ДВА ВЕНЕЦИАНСКИХ ЭТЮДА.

ДВА ВЕНЕЦИАНСКИХ ЭТЮДА.

I.

ВЕНЕЦИЯ И РИМ.

Именно странность и полнота контраста делают первую поездку на веслах из Венеции в Торчелло такой незабываемой. Позади нас великий город медленно погружается в низкую линию куполов и башен; вокруг нас, разбросанные то тут, то там по сверкающей поверхности, оранжевые паруса тянущихся торговых лодок; мы огибаем большие баржи с сеном Маццорбо, чьи лодочники обмениваются лацци и остротами с нашим гондольером; мы скользим мимо одинокого кипариса в более широкий плес, и впереди, через пустошь из коричневой осоки и кустарника, башня Торчелло резко поднимается на фоне неба. Есть что-то странное и неземное в той внезапности, с которой переходишь от ярких, светящихся вод лагуны, перечеркнутых мягкими линиями фиолетового света и разбитых отражениями стен и колоколен, в это присутствие запустения и смерти. Целый мир, кажется, отделяет те унылые равнины, разбитые безжизненными протоками, те клочки пропитанных водой полей, бесформенно разбросанных среди пластов угрюмой воды, от жизни и радости Гранд-канала. И все же, чтобы по-настоящему понять происхождение Венеции, те века ужаса, бегства и изгнания, в которые родилась Республика, мы должны изучить их в Торчелло. Именно из огромной альпийской цепи, которая висит в дымке полудня, как длинная тусклая облачная линия на севере, орды гуннов и готов обрушились на римский мир. Их путь лежал вдоль побережья, тянущегося на запад, где, затерянные среди маленьких деревень, которые белеют в далекой тени, лежат места Гераклеи и Альтинума. Через эти серые отмели, разрезанные синими змеевидными изгибами более глубоких каналов, римляне старой провинции Венеция на материке бежали перед Аттилой, Теодорихом или Альбоином, чтобы основать новую Венецию лагуны. К востоку над Лидо мерцание Адриатики напоминает о долгих столетиях пиратской войны, той борьбы за жизнь, которая сформировала в их последующей форме правительство и судьбы младенческого государства. Сама Венеция, венец и конец борьбы и бегства, лежит через сияющие мили воды на юге. Но именно здесь можно лучше всего изучить историю ее рождения; легче осознать те века изгнания и борьбы за жизнь среди унылых равнин, одиночества, бедности Торчелло, чем под сверкающим фасадом Дворца дожей или мозаиками собора Святого Марка.

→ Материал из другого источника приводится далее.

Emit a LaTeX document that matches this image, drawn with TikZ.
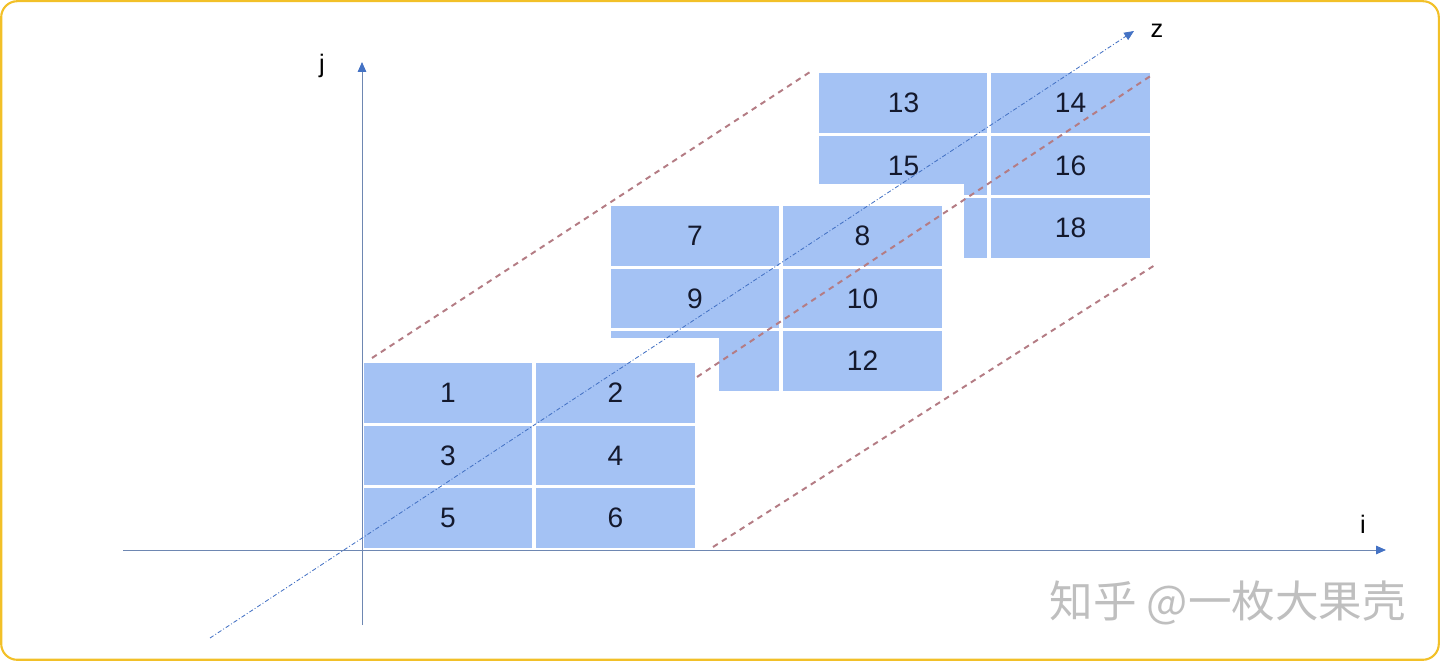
\documentclass[tikz,border=0pt]{standalone}
\usepackage{fontspec}
\setmainfont{Liberation Sans}
\newfontfamily\cjk{Noto Sans CJK SC}
\usepackage{tikz}
\usetikzlibrary{arrows.meta,positioning}
\definecolor{cellblue}{RGB}{164,194,244}
\definecolor{axisblue}{RGB}{68,114,196}
\definecolor{axisgray}{RGB}{110,135,178}
\definecolor{guide}{RGB}{180,124,132}
\definecolor{framegold}{RGB}{242,192,40}
\definecolor{digit}{RGB}{20,25,45}
\tikzset{
  cell/.style={rectangle,fill=cellblue,draw=white,line width=2.4pt,inner sep=0pt,
    minimum height=1.5625cm,text=digit,font=\fontsize{20}{24}\selectfont},
  lcol/.style={cell,minimum width=4.3cm},
  rcol/.style={cell,minimum width=4.075cm},
  axis/.style={draw=axisgray,line width=0.7pt,-{Triangle[length=7pt,width=6pt,color=axisblue]}},
  zaxis/.style={draw=axisblue,line width=0.6pt,dash pattern=on 3pt off 1.5pt on 0.7pt off 1.5pt,
    -{Triangle[length=7pt,width=6pt,color=axisblue]}},
  guideline/.style={draw=guide,line width=1.4pt,dash pattern=on 4pt off 3.5pt},
  axlabel/.style={font=\fontsize{18}{20}\selectfont,inner sep=1pt}
}
\begin{document}
\begin{tikzpicture}[x=0.025cm,y=-0.025cm]
\useasboundingbox (0,0) rectangle (1440,661);
\draw[framegold,line width=1.5pt,rounded corners=0.4cm] (1.2,1.2) rectangle (1438.8,659.8);
% back layer
\node[lcol] (c13) at (903.5,103) {13};
\node[rcol] (c14) at (1070.5,103) {14};
\node[lcol] (c15) at (903.5,165.5) {15};
\node[rcol] (c16) at (1070.5,165.5) {16};
\node[lcol] (c17) at (903.5,228) {};
\node[rcol] (c18) at (1070.5,228) {18};
\fill[white] (610,184) rectangle (964,392);
% middle layer
\node[lcol] (c7) at (695,236) {7};
\node[rcol] (c8) at (862.5,236) {8};
\node[lcol] (c9) at (695,298.5) {9};
\node[rcol] (c10) at (862.5,298.5) {10};
\node[lcol] (c11) at (695,361) {};
\node[rcol] (c12) at (862.5,361) {12};
\fill[white] (362,338) rectangle (719,549);
% front layer
\node[lcol] (c1) at (448,393) {1};
\node[rcol] (c2) at (615.5,393) {2};
\node[lcol] (c3) at (448,455.5) {3};
\node[rcol] (c4) at (615.5,455.5) {4};
\node[lcol] (c5) at (448,518) {5};
\node[rcol] (c6) at (615.5,518) {6};
% axes
\coordinate (ileft) at (123,550);
\coordinate (iend) at (1386,550);
\coordinate (jbot) at (362,625);
\coordinate (jtop) at (362,62);
\coordinate (zbot) at (210,638);
\coordinate (ztop) at (1134,31);
\draw[axis] (ileft) -- (iend);
\draw[axis] (jbot) -- (jtop);
\node[axlabel] (ilab) at (1363,524) {i};
\node[axlabel] (jlab) at (322,66) {j};
\node[axlabel] (zlab) at (1157,31) {z};
% guides between layers
\coordinate (g1s) at (372,358);
\coordinate (g1e) at (810,72);
\coordinate (g2s) at (697,377);
\coordinate (g2e) at (1152,75);
\coordinate (g3s) at (713,547);
\coordinate (g3e) at (1155,265);
\draw[guideline] (g1s) -- (g1e);
\draw[guideline] (g2s) -- (g2e);
\draw[guideline] (g3s) -- (g3e);
\draw[zaxis] (zbot) -- (ztop);
\node[text=black!25,font=\cjk\fontsize{31}{34}\selectfont] (mark) at (1228,603) {知乎 @一枚大果壳};
\end{tikzpicture}
\end{document}
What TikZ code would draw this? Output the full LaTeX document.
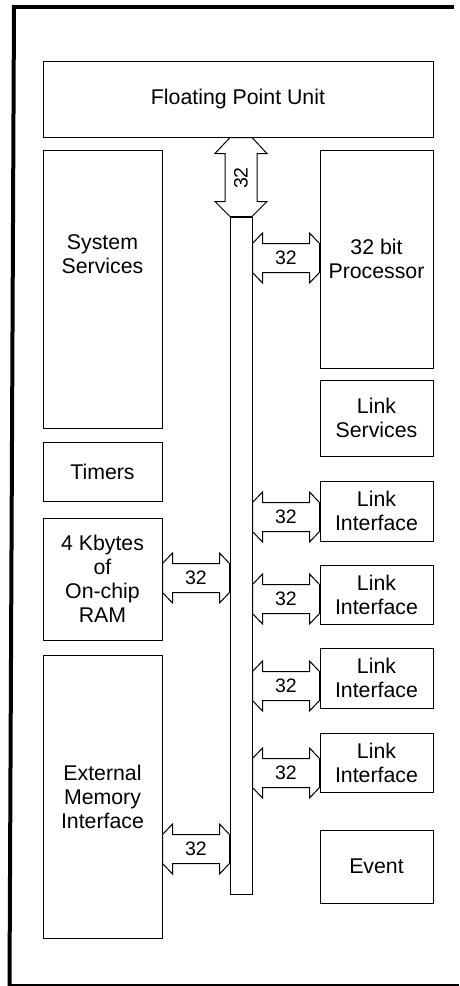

Здесь, по сути, кроется секрет венецианской истории, тот единственный ключ, с помощью которого можно разгадать странную загадку Республики. На протяжении тринадцати столетий Венеция словно стояла на якоре у побережья Западной Европы, не имея политических аналогов или социальных параллелей. Ее патрициат, ее народ, ее правительство были не тем, чем являлись правительство, народ или патрициат в других странах западного христианского мира. Различие заключалось не в каких-либо особых институтах, которые она развила, или в какой-то новой форме социального или административного порядка, который она изобрела, а в самом происхождении государства. Мы увидим это лучше, если обратимся от Венеции к нашей собственной родине. В одну и ту же эпоху родились две великие морские державы современной Европы, ибо поселения англичан в Британии охватывают тот же век, что и поселения римских изгнанников в Венецианской лагуне. Но английская колонизация была созданием чисто тевтонского государства на обломках Рима, тогда как венецианская — созданием чисто римского государства перед лицом тевтонов. Венеция по своему происхождению была просто имперской провинцией Венетия, перенесенной на прибрежные острова. Перед лицом последовательных волн северных нашествий жители побережья бежали на песчаные отмели, которые долгое время служили им садами или торговыми портами. «Трон Аттилы», грубое каменное сиденье рядом с церковью Сан-Фоско, хранит память об одном из разрушителей, перед которым третья часть жителей Альтинума бежала в Торчелло и на окрестные острова. Их город — даже материально — перешел вместе с ними. Новые дома строились из руин старых. Сами камни Альтинума послужили для «Нового Альтинума», возникшего на пустынном острове, а надписи, колонны и капители последовали за изгнанниками через лагуну, чтобы быть встроенными в конструкцию ее собора.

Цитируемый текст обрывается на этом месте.